Demi Lovato Shared Her Honest Take on Body Positivity and How She Sees Things Differently

Body issues are still an ongoing problem in the showbiz community, despite awareness of it in the mainstream. Things are starting to change outside of the industry. However, there’s still far too much body shaming that sets the precedent of skinny equaling good.

After a near fatal drug overdose in 2018, Demi Lovato has an all-new philosophy on body positivity. She’s setting a new term many hope will stick in her industry so there’s less stigma attached to what someone’s body shape is.

As Lovato mounts a tremendous music career comeback, it’s worth looking at what new attitudes she’s setting for herself.

Demi Lovato says that pressure over her body image led to her overdose

Podcasts are great forums for notables to expound on things they maybe wouldn’t say on radio or TV. Since podcasts are unfiltered, anything can be said— though Lovato is already open and honest about everything she’s gone through in the last year.

When recently guesting on Ashley Graham’s podcast (Pretty Big Deal), Lovato wasn’t afraid to say her obsession with wanting to look slim created a cascade effect of bringing her down mentally. It was a stunning revelation; it opened a major pathway into realizing how much body image can wreak havoc on the psyche of anyone famous.

Part of this came in revealing she had exercise addiction, a problem not usually spoken about enough. She also started going into extreme dieting, creating an eating disorder in the process.

All of this was attributed to the music industry pressuring her to have a sexy body shape and constantly battling herself to look a certain way. Now she’s nurtured an all-new psychological stance on this everyone should be willing to listen to.

What happened to Demi Lovato could happen to any other woman in the music industry

Demi Lovato holding a microphone in front of a pink background
Demi Lovato | Rich Fury/Getty Images

With Lovato’s revelations about body image, everyone should take notice at what the music industry may be doing to other women. Unfortunately, that’s more than a little clear when seeing provocative album covers. Many women pop stars having to stay in shape for stage performances.

Maybe some of them succeed, yet the pressure to look a certain way can’t be good for their mental health. For Lovato, she made it clear on the podcast: “I was thinking I found recovery and then I didn’t, and living this kind of lie, and trying to tell the world that I was happy with myself when I really wasn’t.”

After Lovato’s recovery following her overdose, she became adamant she’d change her perception of her body: from one of body positivity to one of body acceptance. Her openness of this should be looked at seriously by all of her peers in the showbiz world.

Other famous women may start to look at body acceptance as a positive life choice. If so, it might start to shift thinking on what society should expect of notables if wanting to live in reality.

Will her stance on body acceptance become the new norm?

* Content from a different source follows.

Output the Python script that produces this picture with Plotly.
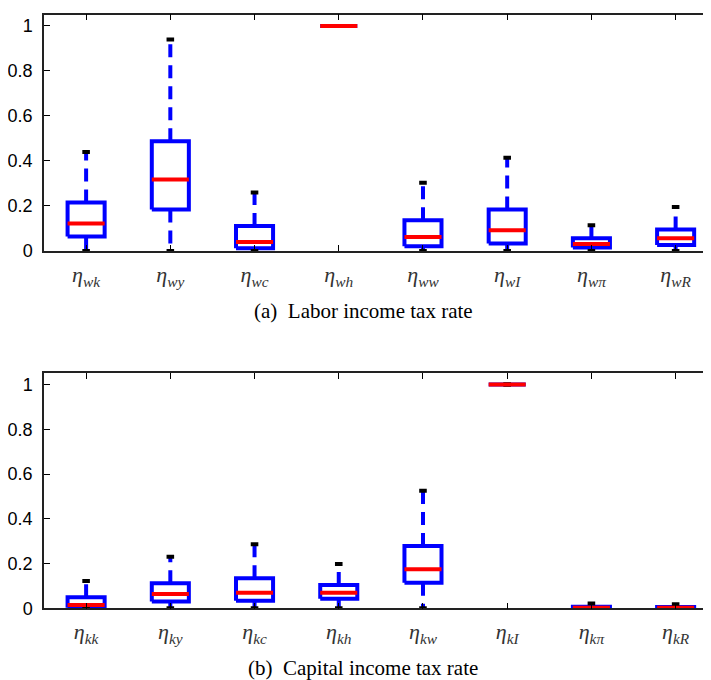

To start her road to recovery and body acceptance, Lovato posted an unfiltered pic of herself in a bikini on Instagram. She felt relieved to be able to show her real body shape without worrying about negative comments or editing the image to make her look skinnier.

This is truly great news for her own mental state. Now it might broach discussions of it being the same issue for hundreds of other famous women in the entertainment industry.

The faster society can adopt Lovato’s way of thinking, the better the world will be in accepting everyone. Living in a fantasy where everyone has to look like chiseled gods or goddesses may finally be exposed for being mentally dangerous, even if physically achievable for some.